Can you see anything wrong with the way I am calculating the magnus force?

Fm = (2 * PI^2 * pair * v * r^4 * w) / (2 * r)

pair = 1.29 kg/m^3
initially v = 70.9 m/s
r = 0.022 m
w = 3000 rpm = 314 rad/s

therefore

Fm = (2 * PI^2 * 1.29 * 70.9 * 0.022^4 * 314) / (2 * 0.022)

= 3.01N

the weight of the ball is only 9.81 * 0.045 = 0.44N therefore this does seem an awful lot. Throughout the whole flight of the ball the lowest the magnus force gets is 1.7N so this can't be right.

Cant see anything wrong in wat I've done though?

 

[jamesrc]

Check http://carini.physics.indiana.edu/E105/spinning-balls.html for a discussion on the Magnus force; that suggests that you have an extra factor 2 in your expression for the magnus force.
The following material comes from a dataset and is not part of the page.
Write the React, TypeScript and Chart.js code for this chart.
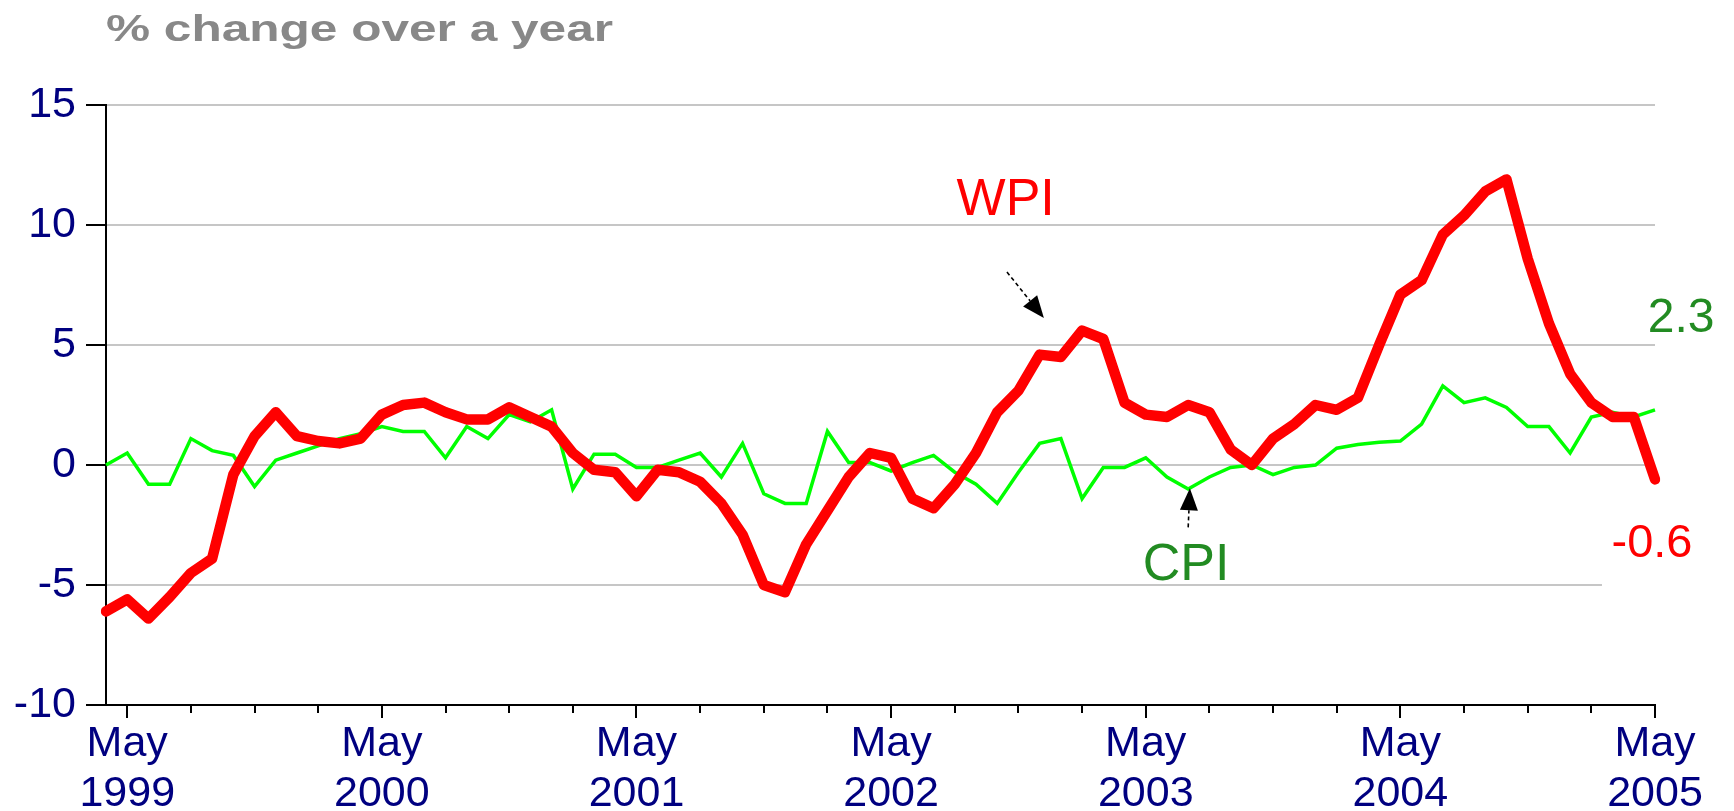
import React, { useEffect, useRef } from 'react';
import { Chart, registerables } from 'chart.js';

Chart.register(...registerables);

const months = [
  'Apr 1999', 'May 1999', 'Jun 1999', 'Jul 1999', 'Aug 1999', 'Sep 1999', 'Oct 1999', 'Nov 1999', 'Dec 1999',
  'Jan 2000', 'Feb 2000', 'Mar 2000', 'Apr 2000', 'May 2000', 'Jun 2000', 'Jul 2000', 'Aug 2000', 'Sep 2000', 'Oct 2000', 'Nov 2000', 'Dec 2000',
  'Jan 2001', 'Feb 2001', 'Mar 2001', 'Apr 2001', 'May 2001', 'Jun 2001', 'Jul 2001', 'Aug 2001', 'Sep 2001', 'Oct 2001', 'Nov 2001', 'Dec 2001',
  'Jan 2002', 'Feb 2002', 'Mar 2002', 'Apr 2002', 'May 2002', 'Jun 2002', 'Jul 2002', 'Aug 2002', 'Sep 2002', 'Oct 2002', 'Nov 2002', 'Dec 2002',
  'Jan 2003', 'Feb 2003', 'Mar 2003', 'Apr 2003', 'May 2003', 'Jun 2003', 'Jul 2003', 'Aug 2003', 'Sep 2003', 'Oct 2003', 'Nov 2003', 'Dec 2003',
  'Jan 2004', 'Feb 2004', 'Mar 2004', 'Apr 2004', 'May 2004', 'Jun 2004', 'Jul 2004', 'Aug 2004', 'Sep 2004', 'Oct 2004', 'Nov 2004', 'Dec 2004',
  'Jan 2005', 'Feb 2005', 'Mar 2005', 'Apr 2005', 'May 2005',
];

const wpi = [
  -6.1, -5.6, -6.4, -5.5, -4.5, -3.9, -0.4, 1.2, 2.2,
  1.2, 1.0, 0.9, 1.1, 2.1, 2.5, 2.6, 2.2, 1.9, 1.9, 2.4, 2.0,
  1.6, 0.5, -0.2, -0.3, -1.3, -0.2, -0.3, -0.7, -1.6, -2.9, -5.0, -5.3,
  -3.3, -1.9, -0.5, 0.5, 0.3, -1.4, -1.8, -0.8, 0.5, 2.2, 3.1, 4.6,
  4.5, 5.6, 5.25, 2.6, 2.1, 2.0, 2.5, 2.2, 0.65, 0.0, 1.1, 1.7,
  2.5, 2.3, 2.8, 5.0, 7.1, 7.7, 9.6, 10.4, 11.4, 11.9, 8.6, 5.9,
  3.8, 2.6, 2.0, 2.0, -0.6,
];

const cpi = [
  0.0, 0.5, -0.8, -0.8, 1.1, 0.6, 0.4, -0.9, 0.2,
  0.5, 0.8, 1.1, 1.3, 1.6, 1.4, 1.4, 0.3, 1.6, 1.1, 2.1, 1.8,
  2.3, -1.0, 0.45, 0.45, -0.1, -0.1, 0.2, 0.5, -0.5, 0.9, -1.2, -1.6,
  -1.6, 1.4, 0.1, 0.1, -0.25, 0.1, 0.4, -0.3, -0.8, -1.6, -0.3, 0.9,
  1.1, -1.4, -0.1, -0.1, 0.3, -0.5, -1.0, -0.5, -0.1, 0.0, -0.4, -0.1,
  0.0, 0.7, 0.85, 0.95, 1.0, 1.7, 3.3, 2.6, 2.8, 2.4, 1.6, 1.6,
  0.5, 2.0, 2.2, 2.0, 2.3,
];

const yMin = -10;
const yMax = 15;
const yStep = 5;

const TITLE = '% change over a year';
const FONT = "'Liberation Sans', Arial, Helvetica, sans-serif";
const NAVY = '#000080';
const RED = '#ff0000';
const LIME = '#00ff00';
const DARK_GREEN = '#228b22';
const GRID = '#c6c6c6';

// annotation anchors in data units (x = month index, y = value)
const notes = [
  { text: 'WPI', x: 42.4, y: 10.4, color: RED, size: 52, align: 'center' },
  { text: 'CPI', x: 50.9, y: -4.8, color: DARK_GREEN, size: 52, align: 'center' },
  { text: '2.3', x: 72.66, y: 5.54, color: DARK_GREEN, size: 48, align: 'left' },
  { text: '-0.6', x: 70.95, y: -3.83, color: RED, size: 47, align: 'left' },
];
const arrows = [
  { from: [42.46, 8.04], to: [44.2, 6.12] },
  { from: [51.0, -2.6], to: [51.08, -0.97] },
];

const quarterTicks = months.map((_, i) => i).filter((i) => (i - 1) % 3 === 0);

const drawArrow = (ctx: CanvasRenderingContext2D, x1: number, y1: number, x2: number, y2: number) => {
  const ang = Math.atan2(y2 - y1, x2 - x1);
  const head = 22;
  const half = 9;
  const bx = x2 - head * Math.cos(ang);
  const by = y2 - head * Math.sin(ang);
  ctx.save();
  ctx.strokeStyle = '#000';
  ctx.lineWidth = 1.6;
  ctx.setLineDash([4, 3]);
  ctx.beginPath();
  ctx.moveTo(x1, y1);
  ctx.lineTo(bx, by);
  ctx.stroke();
  ctx.setLineDash([]);
  ctx.fillStyle = '#000';
  ctx.beginPath();
  ctx.moveTo(x2, y2);
  ctx.lineTo(bx + half * Math.sin(ang), by - half * Math.cos(ang));
  ctx.lineTo(bx - half * Math.sin(ang), by + half * Math.cos(ang));
  ctx.closePath();
  ctx.fill();
  ctx.restore();
};

const decorPlugin = {
  id: 'decor',
  beforeDatasetsDraw(chart: any) {
    const { ctx, chartArea } = chart;
    const xs = chart.scales.x;
    const ys = chart.scales.y;
    // white box behind the "-0.6" label interrupts the -5 grid line
    const gy = ys.getPixelForValue(-5);
    const gx = xs.getPixelForValue(70.5);
    ctx.save();
    ctx.fillStyle = '#fff';
    ctx.fillRect(gx, gy - 3, chartArea.right - gx + 2, 6);
    ctx.restore();
  },
  afterDraw(chart: any) {
    const { ctx, chartArea } = chart;
    const xs = chart.scales.x;
    const ys = chart.scales.y;
    // quarterly tick marks, longer at May
    ctx.save();
    ctx.strokeStyle = '#000';
    ctx.lineWidth = 2;
    quarterTicks.forEach((i) => {
      const px = Math.round(xs.getPixelForValue(i));
      const len = months[i].startsWith('May') ? 13 : 8;
      ctx.beginPath();
      ctx.moveTo(px, chartArea.bottom);
      ctx.lineTo(px, chartArea.bottom + len);
      ctx.stroke();
    });
    ctx.restore();

    // arrows
    arrows.forEach((a) => {
      drawArrow(
        ctx,
        xs.getPixelForValue(a.from[0]), ys.getPixelForValue(a.from[1]),
        xs.getPixelForValue(a.to[0]), ys.getPixelForValue(a.to[1])
      );
    });

    // labels
    ctx.save();
    ctx.textBaseline = 'alphabetic';
    notes.forEach((n) => {
      ctx.font = `${n.size}px ${FONT}`;
      ctx.fillStyle = n.color;
      ctx.textAlign = n.align as CanvasTextAlign;
      ctx.fillText(n.text, xs.getPixelForValue(n.x), ys.getPixelForValue(n.y));
    });
    ctx.restore();

    // title (wide lettering)
    ctx.save();
    ctx.font = `bold 36px ${FONT}`;
    const w = ctx.measureText(TITLE).width;
    const target = 507;
    ctx.translate(chartArea.left, 41);
    ctx.scale(target / w, 1);
    ctx.fillStyle = '#888888';
    ctx.textAlign = 'left';
    ctx.textBaseline = 'alphabetic';
    ctx.fillText(TITLE, 0, 0);
    ctx.restore();
  },
};

export default function App() {
  const canvasRef = useRef<HTMLCanvasElement | null>(null);

  useEffect(() => {
    if (!canvasRef.current) return;
    const chart = new Chart(canvasRef.current, {
      type: 'line',
      data: {
        labels: months,
        datasets: [
          {
            label: 'WPI',
            data: wpi,
            borderColor: RED,
            backgroundColor: RED,
            borderWidth: 10.5,
            pointRadius: 0,
            tension: 0,
            borderJoinStyle: 'round',
            borderCapStyle: 'round',
          },
          {
            label: 'CPI',
            data: cpi,
            borderColor: LIME,
            backgroundColor: LIME,
            borderWidth: 3.5,
            pointRadius: 0,
            tension: 0,
            borderJoinStyle: 'miter',
          },
        ],
      },
      options: {
        animation: false,
        responsive: true,
        maintainAspectRatio: false,
        layout: { padding: { top: 105, right: 79, left: 0, bottom: 0 } },
        plugins: {
          legend: { display: false },
          title: { display: false },
          tooltip: { enabled: false },
        },
        scales: {
          x: {
            type: 'category',
            afterFit: (s: any) => { s.height = 106; },
            grid: { display: true, drawOnChartArea: false, drawTicks: false },
            border: { display: true, color: '#000', width: 2 },
            ticks: {
              autoSkip: false,
              maxRotation: 0,
              minRotation: 0,
              padding: 14,
              color: NAVY,
              font: { family: FONT, size: 43, lineHeight: 50 / 43 },
              callback: (_v: any, i: number) => {
                const m = months[i];
                return m.startsWith('May') ? ['May', m.slice(4)] : '';
              },
            },
          },
          y: {
            min: yMin,
            max: yMax,
            afterFit: (s: any) => { s.width = 106; },
            ticks: {
              stepSize: yStep,
              padding: 10,
              color: NAVY,
              font: { family: FONT, size: 43 },
            },
            grid: {
              color: (c: any) => (c.tick && c.tick.value === yMin ? 'rgba(0,0,0,0)' : GRID),
              lineWidth: 2,
              tickColor: '#000',
              tickWidth: 2,
              tickLength: 20,
              drawTicks: true,
            },
            border: { display: true, color: '#000', width: 2 },
          },
        },
      },
      plugins: [decorPlugin],
    });
    return () => chart.destroy();
  }, []);

  return (
    <div style={{ position: 'absolute', left: 0, top: 0, width: '1734px', height: '811px', background: '#fff' }}>
      <canvas ref={canvasRef} />
    </div>
  );
}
I don't play golf, but I thought the numbers I was getting were reasonable. I mean, 140m is a heck of a drive, isn't it?

 

[Chen]

That page uses the same formula as you do, except that it uses the rotation frequency and not the angular velocity. So the formula should be:

F_M = \frac{\pi pr^3v\omega}{2}

That would make your Magnus force about 6.3 times weaker.

 

[jamesrc]

Originally posted by Chen
That page uses the same formula as you do, except that it uses the rotation frequency and not the angular velocity. So the formula should be:

F_M = \frac{\pi pr^3v\omega}{2}

That would make your Magnus force about 6.3 times weaker.
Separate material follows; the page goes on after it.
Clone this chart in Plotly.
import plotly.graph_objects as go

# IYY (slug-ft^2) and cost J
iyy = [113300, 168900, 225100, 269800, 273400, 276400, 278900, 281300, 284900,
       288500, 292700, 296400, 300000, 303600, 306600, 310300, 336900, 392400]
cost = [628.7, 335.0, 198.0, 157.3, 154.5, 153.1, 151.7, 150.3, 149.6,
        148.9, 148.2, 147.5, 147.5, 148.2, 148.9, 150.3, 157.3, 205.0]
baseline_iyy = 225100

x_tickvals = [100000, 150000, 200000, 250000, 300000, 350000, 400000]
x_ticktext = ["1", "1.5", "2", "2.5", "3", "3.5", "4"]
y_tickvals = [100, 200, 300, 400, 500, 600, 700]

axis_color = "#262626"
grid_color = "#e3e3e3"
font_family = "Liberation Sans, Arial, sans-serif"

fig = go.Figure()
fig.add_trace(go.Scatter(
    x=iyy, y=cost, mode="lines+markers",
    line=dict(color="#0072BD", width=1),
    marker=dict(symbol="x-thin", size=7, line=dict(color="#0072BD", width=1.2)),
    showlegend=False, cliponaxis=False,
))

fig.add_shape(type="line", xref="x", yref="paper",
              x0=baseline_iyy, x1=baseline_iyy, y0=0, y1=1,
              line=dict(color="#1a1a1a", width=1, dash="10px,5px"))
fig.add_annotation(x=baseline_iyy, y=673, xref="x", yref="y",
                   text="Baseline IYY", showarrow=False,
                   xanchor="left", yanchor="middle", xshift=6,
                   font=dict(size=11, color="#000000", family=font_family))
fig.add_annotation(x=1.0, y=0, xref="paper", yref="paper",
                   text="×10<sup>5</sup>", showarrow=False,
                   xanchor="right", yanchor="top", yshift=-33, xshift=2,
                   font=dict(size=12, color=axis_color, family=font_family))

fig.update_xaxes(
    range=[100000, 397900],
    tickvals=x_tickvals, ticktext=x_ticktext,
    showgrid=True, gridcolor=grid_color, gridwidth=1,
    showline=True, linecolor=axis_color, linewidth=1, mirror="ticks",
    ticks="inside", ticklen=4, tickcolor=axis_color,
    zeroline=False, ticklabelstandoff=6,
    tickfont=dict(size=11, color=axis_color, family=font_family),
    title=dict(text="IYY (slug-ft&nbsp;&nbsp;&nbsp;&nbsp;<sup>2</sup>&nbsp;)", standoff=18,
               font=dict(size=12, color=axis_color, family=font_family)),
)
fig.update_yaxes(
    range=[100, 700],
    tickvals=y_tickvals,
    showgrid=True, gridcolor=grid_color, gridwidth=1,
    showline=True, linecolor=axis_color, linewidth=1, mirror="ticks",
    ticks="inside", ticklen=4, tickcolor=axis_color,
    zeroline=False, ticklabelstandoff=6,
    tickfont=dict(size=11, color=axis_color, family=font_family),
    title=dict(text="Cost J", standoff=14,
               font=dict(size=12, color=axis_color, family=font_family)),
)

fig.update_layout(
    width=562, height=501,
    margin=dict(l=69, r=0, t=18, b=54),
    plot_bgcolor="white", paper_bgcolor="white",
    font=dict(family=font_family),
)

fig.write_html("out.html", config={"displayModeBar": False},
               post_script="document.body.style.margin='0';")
Exactly what I was trying to say, but I looked at Paul7's posted formula too fast and did not compare them correctly. This is the formula I used in my simulation, where I got the results I posted before.

 

[Paul7]

Thanks a lot for all your help its much appreciated. Works really well now.

Tryin to do the response of the ball from the collision with the ground. Any one have any ideas on this. I need it to take into account the spin of the ball and the friction between it and the ground.
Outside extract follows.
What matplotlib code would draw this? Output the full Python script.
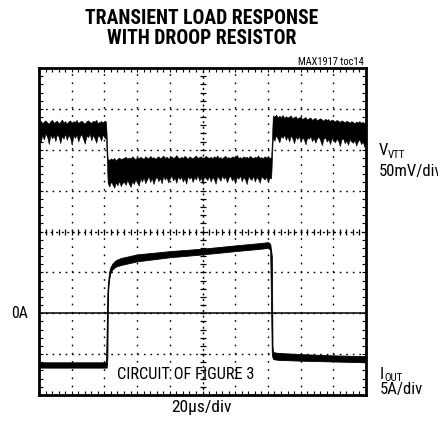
import numpy as np
import matplotlib
matplotlib.use("Agg")
import matplotlib.pyplot as plt
from matplotlib import font_manager as fm

# scope traces, in screen divisions (10 x 8 grid, 0A line at div 2)
# VVTT noise envelope, one sample every 0.05 div, values in 1/100 div
vtt_dt = 0.05
vtt_top_c = [
    668, 671, 665, 669, 672, 667, 664, 670, 673, 666, 669, 671, 665, 668, 674, 667,
    670, 664, 669, 672, 666, 670, 668, 673, 665, 669, 671, 667, 664, 670, 672, 668,
    666, 671, 669, 673, 665, 668, 670, 667, 671, 669,
    578, 575, 579, 576, 580, 574, 578, 581, 577, 579, 580, 583, 578, 581, 579, 584,
    580, 577, 582, 579, 583, 580, 578, 584, 581, 579, 585, 580, 582, 578, 581, 584,
    579, 582, 586, 580, 583, 579, 581, 584, 580, 582, 587, 581, 579, 583, 580, 585,
    582, 578, 584, 581, 579, 583, 586, 580, 582, 584, 579, 581, 585, 582, 580, 583,
    579, 584, 581, 586, 580, 582, 578, 583, 585, 580, 582, 579, 584, 581, 583, 587,
    580, 582, 579, 584, 581, 583, 580, 585, 582, 579, 583, 581, 586, 580, 582, 579,
    584, 581, 583, 580, 582,
    684, 681, 686, 679, 683, 680, 685, 678, 682, 679, 681, 684, 677, 680, 682, 676,
    679, 681, 675, 678, 680, 674, 677, 679, 673, 676, 678, 672, 675, 677, 674, 671,
    676, 673, 675, 670, 674, 672, 669, 673, 671, 668, 672, 670, 667, 671, 669, 666,
    670, 668, 665, 669, 667, 670, 666, 668, 665, 669]
vtt_bot_c = [
    633, 618, 636, 625, 640, 631, 614, 637, 628, 635, 621, 638, 632, 616, 634, 627,
    639, 624, 636, 630, 612, 635, 629, 637, 620, 633, 638, 626, 615, 634, 631, 639,
    623, 636, 628, 617, 635, 632, 622, 637, 630, 626,
    518, 510, 522, 515, 507, 520, 513, 524, 511, 519, 521, 514, 526, 517, 509, 523,
    516, 528, 520, 512, 530, 522, 533, 518, 527, 535, 521, 531, 516, 529, 534, 523,
    531, 518, 536, 527, 533, 520, 530, 537, 525, 532, 519, 535, 528, 534, 522, 531,
    517, 536, 529, 534, 521, 533, 527, 538, 524, 532, 519, 535, 530, 526, 536, 522,
    533, 528, 517, 535, 531, 524, 537, 529, 534, 520, 532, 536, 525, 531, 518, 534,
    529, 537, 523, 533, 528, 516, 535, 530, 526, 536, 522, 533, 529, 519, 535, 531,
    527, 534, 521, 532, 530,
    630, 622, 636, 627, 618, 634, 629, 637, 624, 633, 620, 635, 628, 616, 632, 626,
    634, 619, 631, 625, 613, 630, 627, 633, 621, 629, 617, 628, 632, 623, 611, 627,
    630, 620, 626, 614, 629, 624, 618, 627, 622, 609, 625, 628, 616, 623, 612, 626,
    620, 617, 624, 610, 621, 625, 614, 620, 607, 622]

# IOUT trace envelope (div)
i_t = [0.0, 1.0, 2.05, 2.07, 2.09, 2.11, 2.14, 2.18, 2.25, 2.35, 2.5, 3.0,
       4.0, 5.0, 6.0, 6.8, 7.0, 7.07, 7.12, 7.14, 7.16, 7.3, 8.0, 9.0, 10.0]
i_top = [0.80, 0.80, 0.80, 1.60, 2.50, 2.75, 2.98, 3.12, 3.22, 3.30, 3.35, 3.44,
         3.52, 3.58, 3.66, 3.72, 3.74, 3.70, 3.40, 1.20, 1.05, 1.03, 1.00, 0.97, 0.95]
i_bot = [0.67, 0.67, 0.67, 0.67, 0.90, 2.50, 2.80, 2.98, 3.08, 3.14, 3.18, 3.27,
         3.37, 3.44, 3.52, 3.58, 3.60, 3.55, 1.00, 0.92, 0.88, 0.86, 0.84, 0.82, 0.80]

zero_amp_div = 2
n_xdiv, n_ydiv = 10, 8

W, H = 438, 427

# look for a condensed sans face, else fall back to Liberation Sans
_names = {f.name for f in fm.fontManager.ttflist}
FONT = dict(family=["Liberation Sans", "DejaVu Sans"])
SCALE = 1.0
for cand in ["Liberation Sans Narrow", "Roboto Condensed", "Open Sans Condensed",
             "Noto Sans Condensed", "DejaVu Sans Condensed", "Arial Narrow"]:
    if cand in _names:
        FONT = dict(family=[cand, "DejaVu Sans"])
        SCALE = 1.2
        break


def fpos(x, y):
    # pixel position -> figure fraction
    return x / W, 1 - y / H


def label(x, y, s, size, **kw):
    kw.setdefault("ha", "left")
    kw.setdefault("va", "center")
    fig.text(*fpos(x, y), s, fontsize=size * SCALE, **FONT, **kw)


fig = plt.figure(figsize=(W / 100, H / 100), dpi=100)
ax = fig.add_axes([39 / W, 1 - 396 / H, 327 / W, 327 / H])
ax.set_xlim(0, n_xdiv)
ax.set_ylim(0, n_ydiv)

# graticule
for gx in range(1, n_xdiv):
    if gx == n_xdiv // 2:
        continue
    ax.plot([gx, gx], [0, n_ydiv], color="black", lw=1.0, dashes=[1.2, 4.7], zorder=1)
for gy in range(1, n_ydiv):
    if gy == n_ydiv // 2:
        continue
    ax.plot([0, n_xdiv], [gy, gy], color="black", lw=1.0, dashes=[1.2, 3.5], zorder=1)

# centre cross with small ticks every 0.2 div
ax.plot([5, 5], [0, n_ydiv], color="black", lw=1.0, dashes=[1.5, 2.5], zorder=1)
ax.plot([0, n_xdiv], [4, 4], color="black", lw=1.0, dashes=[1.5, 2.5], zorder=1)
minor_x = np.arange(0, n_xdiv + 0.01, 0.2)
minor_y = np.arange(0, n_ydiv + 0.01, 0.2)
ax.plot(minor_x, np.full_like(minor_x, 4), ls="none", marker="|", ms=5, mew=0.9,
        color="black", zorder=1)
ax.plot(np.full_like(minor_y, 5), minor_y, ls="none", marker="_", ms=5, mew=0.9,
        color="black", zorder=1)

# 0A reference line
ax.axhline(zero_amp_div, color="black", lw=1.1, zorder=2)

# traces
vtt_t = np.arange(len(vtt_top_c)) * vtt_dt
ax.fill_between(vtt_t, np.array(vtt_bot_c) / 100, np.array(vtt_top_c) / 100,
                color="black", lw=0.4, zorder=3)
ax.fill_between(i_t, i_bot, i_top, color="black", lw=0.6, zorder=3)

# border and inner ticks
ax.set_xticks(minor_x)
ax.set_yticks(minor_y)
ax.tick_params(direction="in", length=3, width=0.8, top=True, right=True,
               labelbottom=False, labelleft=False)
for s in ax.spines.values():
    s.set_linewidth(2.0)

# text
label(202, 19, "TRANSIENT LOAD RESPONSE", 11.8, weight="bold", ha="center")
label(202, 39, "WITH DROOP RESISTOR", 11.8, weight="bold", ha="center")
label(364, 62, "MAX1917 toc14", 6.2, ha="right")

label(379, 151, "V", 10)
label(388, 155, "VTT", 6.5)
label(379, 172, "50mV/div", 10)

label(380, 375, "I", 10)
label(384, 378, "OUT", 6.5)
label(380, 390, "5A/div", 10)

label(20, 313, "0A", 9.5, ha="center")
label(186, 375, "CIRCUIT OF FIGURE 3", 9.8, ha="center")
label(202, 408, "20\u00b5s/div", 10.5, ha="center")

fig.savefig("out.png", dpi=100)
Have got the folowing formula for a collision between two bodies:

J = -vr(e+1)/[1/m1 + 1/m2 + n.(r1 X n)/ I1 + n.(r2 X n)/ I2]

where
J is the impulse in the normal direction
vr is the relative velocity along the line of action
I 1 and 2 are either impulses or more probably the inertias of the bodies, book doesn't eplain very well

v1(after) = v1(before) + [J n + (mu J) t] / m1
v2(after) = v2(before) + [-J n + (mu J) t] / m2
w1(after) = w1(before) + {r1 X [J n + (mu J) t]}/Icg
w2(after) = w2(before) + {r2 X [J n + (mu J) t]}/Icg

and here Icg is the inertia around the center of gravity i think
and mu is the coefficient of friction

As the ground has an infinite mass and no real radius am presuming that I can just assign a value of 0 to these and then get an equation of:

J = -vr(e+1)/[1/m1 + n.(r1 X n)/ I1]

v1(after) = v1(before) + [J n + (mu J) t] / m1
w1(after) = w1(before) + {r1 X [J n + (mu J) t]}/Icg


Am not entirely sure how to calculate the relative velocity in the book I have it states that for two bodies:

vr = (v1-v2) X normal

do you think that this is correct?
so for my case I just use vr = v1 X normal?
also will the inertias I1 and Icg just be 2/5 m r ^2?

 

[Chen]

What is v1, v2, w1 and w2?

As the ground has an infinite mass and no real radius am presuming that I can just assign a value of 0 to these

Actually both the radius and mass of the ground are infinite since they are a lot bigger than the radius and mass of the ball.

 

[Paul7]

v1 and v2 are the velocities of object 1 and 2 respectively and w 1 and 2 are their angular velocities

 

[Paul7]

Just realized that r1 and r2 are the vectors from the center of mass of the objects to the collision point and are not the radius's as I first thought, if that's any help!